Is. 65, 17-21;
Sal. 29;
Jn. 4, 43-51
Los primeros versículos del texto del evangelio hoy proclamado vienen a ser como un resumen de las diversas actividades de Jesús narradas en los capítulos precedentes. Jesús llega a Galilea procedente de Samaria donde ha tenido lugar el encuentro con la mujer samaritana junto al pozo de Jacob; se menciona la presencia de Jesús en Nazaret que es san Lucas el que nos lo ha contado con la reacción negativa de sus convecinos, por eso nos recuerda lo de que ‘un profeta no es estimado en su propia patria’; y hace referencia al milagro de la conversión del agua en vino en las bodas de Caná de Galilea para situarnos donde se realiza la escena que hoy nos narra.
Hasta allí ha llegado, por otra parte, la fama de lo que antes Jesús había realizado en Jerusalén. ‘Los galileos lo recibieron bien porque habían visto todo lo que había hecho en Jerusalén, durante la fiesta, pues también ellos habían ido a la fiesta’.
Ahora es ‘un funcionario real que tenia un hijo enfermo en Cafarnaún el que, oyendo que Jesús había llegado de Judea a Galilea, había ido a verle y le pedía que bajase a curar a su hijo que estaba muriéndose’. ¿Tenía fe aquel hombre?

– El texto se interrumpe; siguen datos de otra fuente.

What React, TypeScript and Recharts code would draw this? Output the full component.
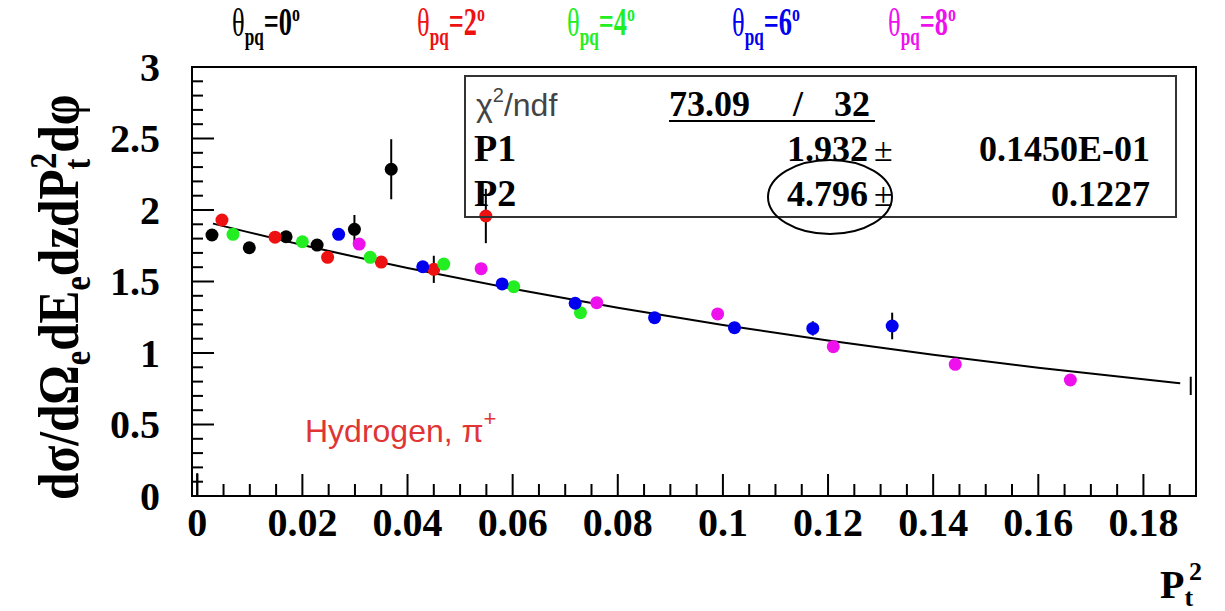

Por algo viene a pedirle a Jesús que dé vida a su hijo. Además se fió de Jesús cuando le dijo que su hijo estaba curado. Se puso en camino. Al encontrarse con los criados que vienen a decirle que su hijo está ya curado ‘creyó él con toda su familia’, nos dice el evangelista.
Jesús pide habitualmente fe a los que vienen a él buscando el milagro de la curación. Y porque tienen fe alcanzan lo que piden. ‘Que te sucede conforme a tu fe… tú fe te ha curado…’ son expresiones que escuchamos muchas veces. Ahora el milagro se convierte en un signo que hace crecer más la fe llegando a un compromiso mayor. ‘Creyó él con toda su familia’, nos dice el evangelista. El hombre no se quedó solamente en tener fe en él para obtener de Jesús la curación, sino que ahora esa fe va abarcar a toda la familia.
Algo nuevo se está realizando en la medida en que crece el anuncio del Reino de Dios. Un mundo nuevo se está creando, como lo había anunciado el profeta, según escuchamos en la primera lectura. ‘Mirad, yo voy a crear un cielo nuevo y una tierra nueva, de lo pasado no habrá recuerdo… sino que habrá gozo y alegría perpetua, por lo que voy a crear’. Esta imagen del cielo nuevo y de la tierra nueva volverá a aparecer en el Apocalipsis cuando ya se nos está presentando la apoteosis final.
Un cielo nuevo y una tierra nueva iremos viviendo en la medida en que va creciendo el Reino de Dios en nuestra vida y entre nosotros. Todo ha de irse transformando, haciéndose nuevo. El dolor y el sufrimiento han de desaparecer, la muerte ya no tendrá la palabra final, y los milagros que va realizando Jesús son signo de ese mundo nuevo. De ahí la alegría que en la esperanza hemos de ir viviendo. ¿Cómo no vivirla y sentirlo en lo más hondo de nosotros mismos, si nos sentimos renovados en el Señor, si hemos de hacer crecer día a día esa civilización del amor que dé sentido hondo a nuestra vida y a nuestro mundo?
‘Te ensalzaré, Señor, porque me has librado’, hemos repetido una y otra ve en el salmo. Será un salmo que también cantaremos en la noche de Pascua, en la Vigilia Pascual. En el triunfo de Cristo en su resurrección adquiere todo sentido, porque por la muerte y la resurrección de Cristo nos vemos liberados y rescatados de toda tristeza y de todo mal, inundados de gracia, de vida y de paz. ‘Sacaste mi vida del abismo, me hiciste revivir cuando bajaba a la fosa… cambiaste mi luto en danzas, Señor, Dios mío, te daré gracias por siempre’.
Pero tiene también su hondo sentido que ahora lo recemos, porque estamos viendo las obras del Señor; porque estamos reconociendo también ese actuar de Dios en nuestra vida, porque en la medida que vamos dando pasos en este camino cuaresmal nos vamos sintiendo nuevos, distintos, renovados, y con más ganas cada día de vivir ese camino de santidad al que el Señor nos ha llamado. Que así lo vayamos viviendo con toda hondura.